To offset the costs of large productions like Macbeth, the Oregon Shakespeare Festival has scheduled several one-person shows written by actors. These engaging writer/performers are all dedicated to interpreting Shakespeare’s characters.
By coincidence, the two plays now running are both partly inspired by the early deaths of the actors’ loving fathers. Shakespeare and the Alchemy of Gender, created and performed by Lisa Wolpe and directed by Laurie Woolery, has been playing in different versions around the world. Wolpe lost most of her ancestors in the Holocaust, and her father, a resistance fighter, killed himself when she was four years old. For protection from a stepfather, she decided to make herself manly and now, at age 65, she has played more of Shakespeare’s male characters than any woman in history. Her story is tragic and her acting is brilliant.

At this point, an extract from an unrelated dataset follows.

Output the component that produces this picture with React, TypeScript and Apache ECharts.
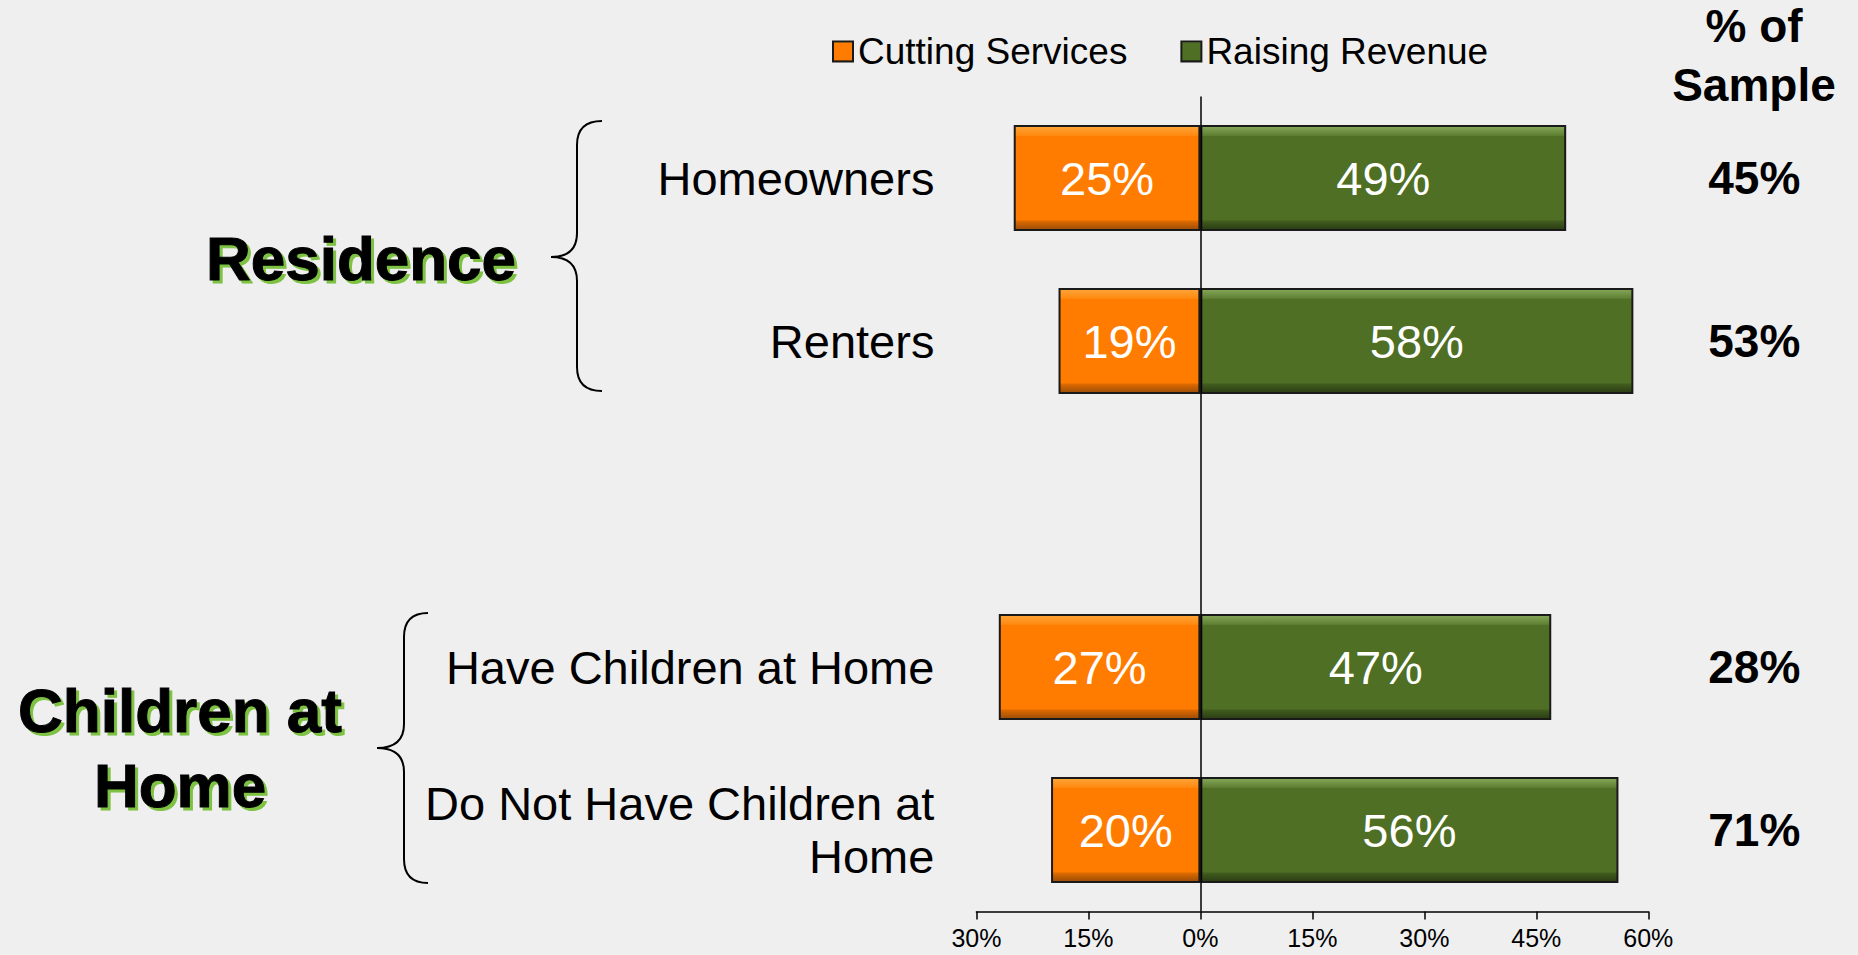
import React, { useEffect, useRef } from "react";
import * as echarts from "echarts";

const categories = [
  "Homeowners",
  "Renters",
  "",
  "Have Children at Home",
  "Do Not Have Children at\nHome",
];
const cuttingServices = [25, 19, null, 27, 20];
const raisingRevenue = [49, 58, null, 47, 56];
const sampleShare = [45, 53, null, 28, 71];
const xTicks = { min: -30, max: 60, interval: 15 };

const FONT = "'Liberation Sans', Arial, sans-serif";

echarts.graphic.registerShape(
  "braceResidence",
  echarts.graphic.extendPath(
    "M602 121 Q577 121 577 145 L577 233 Q577 257 551 257 Q577 257 577 281 L577 367 Q577 391 602 391",
    {}
  )
);
echarts.graphic.registerShape(
  "braceChildren",
  echarts.graphic.extendPath(
    "M428 613 Q404 613 404 637 L404 724 Q404 748 377 748 Q404 748 404 772 L404 859 Q404 883 428 883",
    {}
  )
);

const orangeFill = new echarts.graphic.LinearGradient(0, 0, 0, 1, [
  { offset: 0, color: "#FFA53A" },
  { offset: 0.09, color: "#FF8A10" },
  { offset: 0.1, color: "#FF7C00" },
  { offset: 0.9, color: "#FF7C00" },
  { offset: 0.92, color: "#D86800" },
  { offset: 1, color: "#9A4C08" },
]);
const greenFill = new echarts.graphic.LinearGradient(0, 0, 0, 1, [
  { offset: 0, color: "#85A85A" },
  { offset: 0.09, color: "#5F8032" },
  { offset: 0.1, color: "#4F6F25" },
  { offset: 0.9, color: "#4F6F25" },
  { offset: 0.92, color: "#3F5A1D" },
  { offset: 1, color: "#2A3C14" },
]);

function shadowedTitle(text: string, x: number, y: number, lineHeight: number) {
  const base = {
    text,
    fontSize: 62,
    fontWeight: "bold",
    fontFamily: FONT,
    lineHeight,
    align: "center",
    verticalAlign: "middle",
  };
  return {
    type: "group",
    children: [
      {
        type: "text",
        x: x + 3,
        y: y + 3,
        silent: true,
        style: { ...base, fill: "#7DC242", stroke: "#7DC242", lineWidth: 1 },
      },
      {
        type: "text",
        x,
        y,
        style: { ...base, fill: "#000", stroke: "#000", lineWidth: 1 },
      },
    ],
  };
}

export default function App() {
  const ref = useRef<HTMLDivElement>(null);

  useEffect(() => {
    document.body.style.margin = "0";
    const chart = echarts.init(ref.current!, null, { renderer: "svg" });
    const option: any = {
      animation: false,
      backgroundColor: "#EFEFEF",
      textStyle: { fontFamily: FONT, color: "#000" },
      legend: {
        data: ["Cutting Services", "Raising Revenue"],
        left: 827,
        top: 28,
        icon: "rect",
        itemWidth: 20,
        itemHeight: 20,
        itemGap: 53,
        textStyle: { fontSize: 37, color: "#000", fontFamily: FONT },
      },
      grid: { left: 976.4, right: 209.7, top: 96.5, bottom: 43.5 },
      xAxis: {
        type: "value",
        min: xTicks.min,
        max: xTicks.max,
        interval: xTicks.interval,
        splitLine: { show: false },
        axisLine: { show: true, lineStyle: { color: "#000", width: 1.5 } },
        axisTick: { show: true, length: 8, lineStyle: { color: "#000", width: 1.5 } },
        axisLabel: {
          margin: 14,
          fontSize: 25,
          color: "#000",
          fontFamily: FONT,
          formatter: (v: number) => Math.abs(v) + "%",
        },
      },
      yAxis: [
        {
          type: "category",
          inverse: true,
          data: categories,
          axisLine: { show: false },
          axisTick: { show: false },
          axisLabel: {
            margin: 42,
            fontSize: 47,
            lineHeight: 53,
            color: "#000",
            fontFamily: FONT,
            align: "right",
          },
        },
        {
          type: "category",
          inverse: true,
          position: "right",
          data: categories,
          axisLine: { show: false },
          axisTick: { show: false },
          axisLabel: {
            margin: 106,
            align: "center",
            fontSize: 46,
            fontWeight: "bold",
            color: "#000",
            fontFamily: FONT,
            formatter: (_v: string, i: number) =>
              sampleShare[i] == null ? "" : sampleShare[i] + "%",
          },
        },
      ],
      series: [
        {
          name: "Cutting Services",
          type: "bar",
          barWidth: "65%",
          barGap: "-100%",
          data: cuttingServices.map((v) => (v == null ? null : -v)),
          itemStyle: { color: orangeFill, borderColor: "#1a1a1a", borderWidth: 2 },
          label: {
            show: true,
            position: "inside",
            color: "#fff",
            fontSize: 47,
            fontFamily: FONT,
            formatter: (p: any) => Math.abs(p.value) + "%",
          },
        },
        {
          name: "Raising Revenue",
          type: "bar",
          barWidth: "65%",
          barGap: "-100%",
          data: raisingRevenue,
          itemStyle: { color: greenFill, borderColor: "#1a1a1a", borderWidth: 2 },
          label: {
            show: true,
            position: "inside",
            color: "#fff",
            fontSize: 47,
            fontFamily: FONT,
            formatter: (p: any) => p.value + "%",
          },
          markLine: {
            silent: true,
            symbol: "none",
            label: { show: false },
            lineStyle: { color: "#000", width: 1.5, type: "solid" },
            data: [{ xAxis: 0 }],
          },
        },
      ],
      graphic: [
        {
          type: "text",
          x: 1754,
          y: 55,
          style: {
            text: "% of\nSample",
            fontSize: 46,
            fontWeight: "bold",
            fontFamily: FONT,
            lineHeight: 59,
            fill: "#000",
            align: "center",
            verticalAlign: "middle",
          },
        },
        shadowedTitle("Residence", 361, 258, 70),
        shadowedTitle("Children at\nHome", 180, 748, 75),
        {
          type: "braceResidence",
          shape: {},
          style: { fill: "none", stroke: "#000", lineWidth: 2 },
        },
        {
          type: "braceChildren",
          shape: {},
          style: { fill: "none", stroke: "#000", lineWidth: 2 },
        },
      ],
    };
    chart.setOption(option);
    return () => chart.dispose();
  }, []);

  return (
    <div
      ref={ref}
      style={{ position: "fixed", left: 0, top: 0, width: 1858, height: 955, background: "#EFEFEF" }}
    />
  );
}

Rodney Gardiner, one of OSF’s funniest comic actors, finds humor everywhere, even in funerals. His play, directed by Raz Golden, is called Smote This, a Comedy about God and Other Serious Sh*t, oh, that’s a word I can’t say on the air, but it means excrement. Gardiner regales us with his auntie’s emotional behavior at Black funerals, his family’s difficulties as undocumented immigrants, the miracle of going to college, and how he survives the eight days of Hanukkah with his Jewish wife and daughter by adding his own Caribbean twist. As well as acting and writing, Gardiner can sing, dance and seemingly defy gravity. I recommend seeing any show that he’s in. He’s absolutely irresistible. It’s not the first time I’ve said that, and I will never change my mind.